--- STATED TASK ---
Without the pictures, return all of the material exactly as written.
☆ ☆ ☆
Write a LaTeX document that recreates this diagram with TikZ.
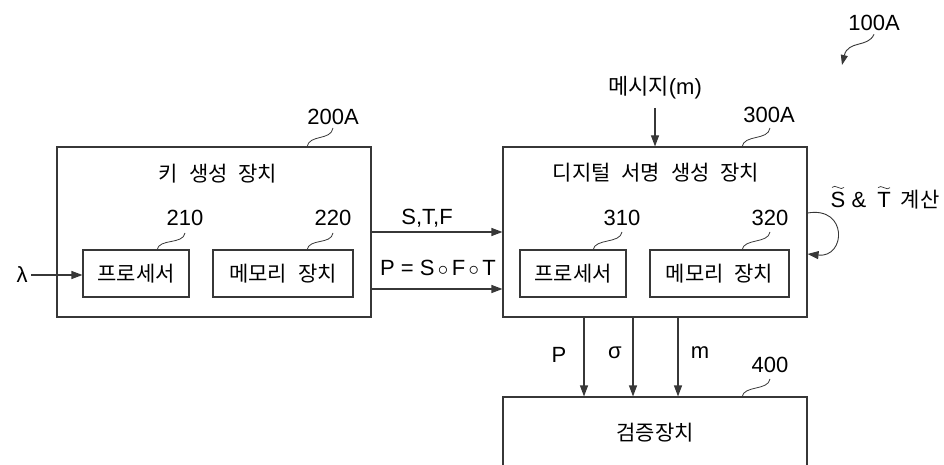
\documentclass[tikz,border=0pt]{standalone}
\usepackage{fontspec}
\setmainfont{Liberation Sans}
\newfontfamily\kr[WordSpace=2.3]{Noto Sans CJK KR}
\usetikzlibrary{arrows.meta}
\definecolor{ln}{RGB}{55,55,55}
\begin{document}
\begin{tikzpicture}[x=1pt,y=-1pt,
  box/.style={draw=ln,line width=1.1pt,inner sep=0pt},
  arr/.style={draw=ln,line width=1.1pt,-{Triangle[length=11pt,width=8pt]}},
  lead/.style={draw=ln,line width=0.8pt},
  kt/.style={font=\kr\fontsize{21}{24}\selectfont},
  lt/.style={font=\fontsize{22}{26}\selectfont}]
\useasboundingbox (0,0) rectangle (944,465);
\clip (0,0) rectangle (944,465);
% key generation device
\node[box,minimum width=314pt,minimum height=170pt] (k) at (214,232) {};
\node[kt] (ktitle) at (218,174) {키 생성 장치};
\node[box,kt,minimum width=106pt,minimum height=47pt] (p1) at (136,273.5) {프로세서};
\node[box,kt,minimum width=140pt,minimum height=47pt] (m1) at (283,273.5) {메모리 장치};
\node[lt] (l210) at (185,218) {210};
\node[lt] (l220) at (333,218) {220};
\node[lt] (l200) at (333,117) {200A};
% signature device
\node[box,minimum width=304pt,minimum height=170pt] (s) at (655,232) {};
\node[kt] (stitle) at (656,173) {디지털 서명 생성 장치};
\node[box,kt,minimum width=106pt,minimum height=47pt] (p2) at (573,273.5) {프로세서};
\node[box,kt,minimum width=139pt,minimum height=47pt] (m2) at (719.5,273.5) {메모리 장치};
\node[lt] (l310) at (622,218) {310};
\node[lt] (l320) at (770,218) {320};
\node[lt] (l300) at (769,115) {300A};
% verification device
\node[box,minimum width=304pt,minimum height=83pt] (v) at (655,438.5) {};
\node[kt] (vtitle) at (655,433) {검증장치};
\node[lt] (l400) at (770,365) {400};
\node[lt] (l100) at (874,23) {100A};
% inputs / labels
\node[lt] (lam) at (22,275) {λ};
\node[lt] (msg) at (655,88) {{\kr 메시지}(m)};
\node[lt] (stf) at (427,218) {S,T,F};
\node[lt] (pe) at (438,268) {P = S$\,\circ\,$F$\,\circ\,$T};
\node[lt] (lp) at (559,355) {P};
\node[lt] (ls) at (615,353) {σ};
\node[lt] (lm) at (700,353) {m};
% S~ & T~ calc
\node[lt,anchor=base,inner sep=0pt] (cs) at (838,207) {S};
\node[lt,anchor=base,inner sep=0pt] (ca) at (859,207) {\&};
\node[lt,anchor=base,inner sep=0pt] (ct) at (884,207) {T};
\node[kt,anchor=base,inner sep=0pt] (cg) at (920,207) {계산};
\draw[lead,line width=0.7pt] ([xshift=-6pt,yshift=4pt]cs.north) .. controls +(3,-4) and +(-3,4) .. ([xshift=6pt,yshift=4pt]cs.north);
\draw[lead,line width=0.7pt] ([xshift=-6pt,yshift=4pt]ct.north) .. controls +(3,-4) and +(-3,4) .. ([xshift=6pt,yshift=4pt]ct.north);
% coordinates
\coordinate (py) at (0,289);
\coordinate (ax1) at (584,0);
\coordinate (ax2) at (633,0);
\coordinate (ax3) at (678,0);
\coordinate (lpa) at (0,213);
\coordinate (lpb) at (0,254);
% connectors
\draw[arr] (lam.east) -- (p1.west |- lam.east);
\draw[arr] (k.east) -- (s.west);
\draw[arr] (k.east |- py) -- (s.west |- py);
\draw[arr,shorten <=5pt] (msg.south) -- (s.north);
\draw[arr] (s.south -| ax1) -- (v.north -| ax1);
\draw[arr] (s.south -| ax2) -- (v.north -| ax2);
\draw[arr] (s.south -| ax3) -- (v.north -| ax3);
\draw[draw=ln,line width=0.9pt,-{Triangle[length=11pt,width=8pt]}] (s.east |- lpa) .. controls (848,206) and (846,258) .. (s.east |- lpb);
% leaders
\draw[lead] (157,250) .. controls +(2,-12) and +(-2,12) .. (185,233);
\draw[lead] (307,250) .. controls +(2,-12) and +(-2,12) .. (333,233);
\draw[lead] (307,147) .. controls +(2,-13) and +(-2,13) .. (333,128);
\draw[lead] (593,250) .. controls +(2,-12) and +(-2,12) .. (622,232);
\draw[lead] (742,250) .. controls +(2,-12) and +(-2,12) .. (770,232);
\draw[lead] (742,147) .. controls +(2,-13) and +(-2,13) .. (770,128);
\draw[lead] (742,397) .. controls +(2,-12) and +(-2,12) .. (770,379);
\draw[draw=ln,line width=0.9pt,-{Triangle[length=10pt,width=7pt]}] (l100.south) .. controls (868,48) and (848,40) .. (842,65);
\end{tikzpicture}
\end{document}
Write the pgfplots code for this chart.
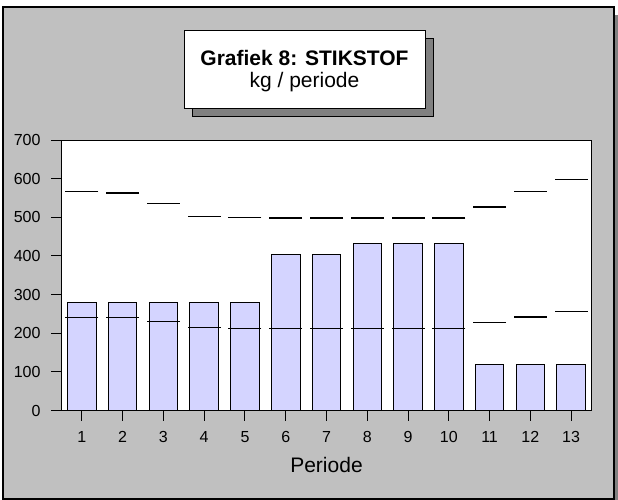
☆ ☆ ☆
--- TASK RESULT ---
Write a LaTeX document that recreates this diagram with TikZ.
\documentclass[tikz,border=0pt]{standalone}
\usepackage{fontspec}
\setmainfont{Liberation Sans}
\newfontfamily\kr[WordSpace=2.3]{Noto Sans CJK KR}
\usetikzlibrary{arrows.meta}
\definecolor{ln}{RGB}{55,55,55}
\begin{document}
\begin{tikzpicture}[x=1pt,y=-1pt,
  box/.style={draw=ln,line width=1.1pt,inner sep=0pt},
  arr/.style={draw=ln,line width=1.1pt,-{Triangle[length=11pt,width=8pt]}},
  lead/.style={draw=ln,line width=0.8pt},
  kt/.style={font=\kr\fontsize{21}{24}\selectfont},
  lt/.style={font=\fontsize{22}{26}\selectfont}]
\useasboundingbox (0,0) rectangle (944,465);
\clip (0,0) rectangle (944,465);
% key generation device
\node[box,minimum width=314pt,minimum height=170pt] (k) at (214,232) {};
\node[kt] (ktitle) at (218,174) {키 생성 장치};
\node[box,kt,minimum width=106pt,minimum height=47pt] (p1) at (136,273.5) {프로세서};
\node[box,kt,minimum width=140pt,minimum height=47pt] (m1) at (283,273.5) {메모리 장치};
\node[lt] (l210) at (185,218) {210};
\node[lt] (l220) at (333,218) {220};
\node[lt] (l200) at (333,117) {200A};
% signature device
\node[box,minimum width=304pt,minimum height=170pt] (s) at (655,232) {};
\node[kt] (stitle) at (656,173) {디지털 서명 생성 장치};
\node[box,kt,minimum width=106pt,minimum height=47pt] (p2) at (573,273.5) {프로세서};
\node[box,kt,minimum width=139pt,minimum height=47pt] (m2) at (719.5,273.5) {메모리 장치};
\node[lt] (l310) at (622,218) {310};
\node[lt] (l320) at (770,218) {320};
\node[lt] (l300) at (769,115) {300A};
% verification device
\node[box,minimum width=304pt,minimum height=83pt] (v) at (655,438.5) {};
\node[kt] (vtitle) at (655,433) {검증장치};
\node[lt] (l400) at (770,365) {400};
\node[lt] (l100) at (874,23) {100A};
% inputs / labels
\node[lt] (lam) at (22,275) {λ};
\node[lt] (msg) at (655,88) {{\kr 메시지}(m)};
\node[lt] (stf) at (427,218) {S,T,F};
\node[lt] (pe) at (438,268) {P = S$\,\circ\,$F$\,\circ\,$T};
\node[lt] (lp) at (559,355) {P};
\node[lt] (ls) at (615,353) {σ};
\node[lt] (lm) at (700,353) {m};
% S~ & T~ calc
\node[lt,anchor=base,inner sep=0pt] (cs) at (838,207) {S};
\node[lt,anchor=base,inner sep=0pt] (ca) at (859,207) {\&};
\node[lt,anchor=base,inner sep=0pt] (ct) at (884,207) {T};
\node[kt,anchor=base,inner sep=0pt] (cg) at (920,207) {계산};
\draw[lead,line width=0.7pt] ([xshift=-6pt,yshift=4pt]cs.north) .. controls +(3,-4) and +(-3,4) .. ([xshift=6pt,yshift=4pt]cs.north);
\draw[lead,line width=0.7pt] ([xshift=-6pt,yshift=4pt]ct.north) .. controls +(3,-4) and +(-3,4) .. ([xshift=6pt,yshift=4pt]ct.north);
% coordinates
\coordinate (py) at (0,289);
\coordinate (ax1) at (584,0);
\coordinate (ax2) at (633,0);
\coordinate (ax3) at (678,0);
\coordinate (lpa) at (0,213);
\coordinate (lpb) at (0,254);
% connectors
\draw[arr] (lam.east) -- (p1.west |- lam.east);
\draw[arr] (k.east) -- (s.west);
\draw[arr] (k.east |- py) -- (s.west |- py);
\draw[arr,shorten <=5pt] (msg.south) -- (s.north);
\draw[arr] (s.south -| ax1) -- (v.north -| ax1);
\draw[arr] (s.south -| ax2) -- (v.north -| ax2);
\draw[arr] (s.south -| ax3) -- (v.north -| ax3);
\draw[draw=ln,line width=0.9pt,-{Triangle[length=11pt,width=8pt]}] (s.east |- lpa) .. controls (848,206) and (846,258) .. (s.east |- lpb);
% leaders
\draw[lead] (157,250) .. controls +(2,-12) and +(-2,12) .. (185,233);
\draw[lead] (307,250) .. controls +(2,-12) and +(-2,12) .. (333,233);
\draw[lead] (307,147) .. controls +(2,-13) and +(-2,13) .. (333,128);
\draw[lead] (593,250) .. controls +(2,-12) and +(-2,12) .. (622,232);
\draw[lead] (742,250) .. controls +(2,-12) and +(-2,12) .. (770,232);
\draw[lead] (742,147) .. controls +(2,-13) and +(-2,13) .. (770,128);
\draw[lead] (742,397) .. controls +(2,-12) and +(-2,12) .. (770,379);
\draw[draw=ln,line width=0.9pt,-{Triangle[length=10pt,width=7pt]}] (l100.south) .. controls (868,48) and (848,40) .. (842,65);
\end{tikzpicture}
\end{document}
Write the pgfplots code for this chart.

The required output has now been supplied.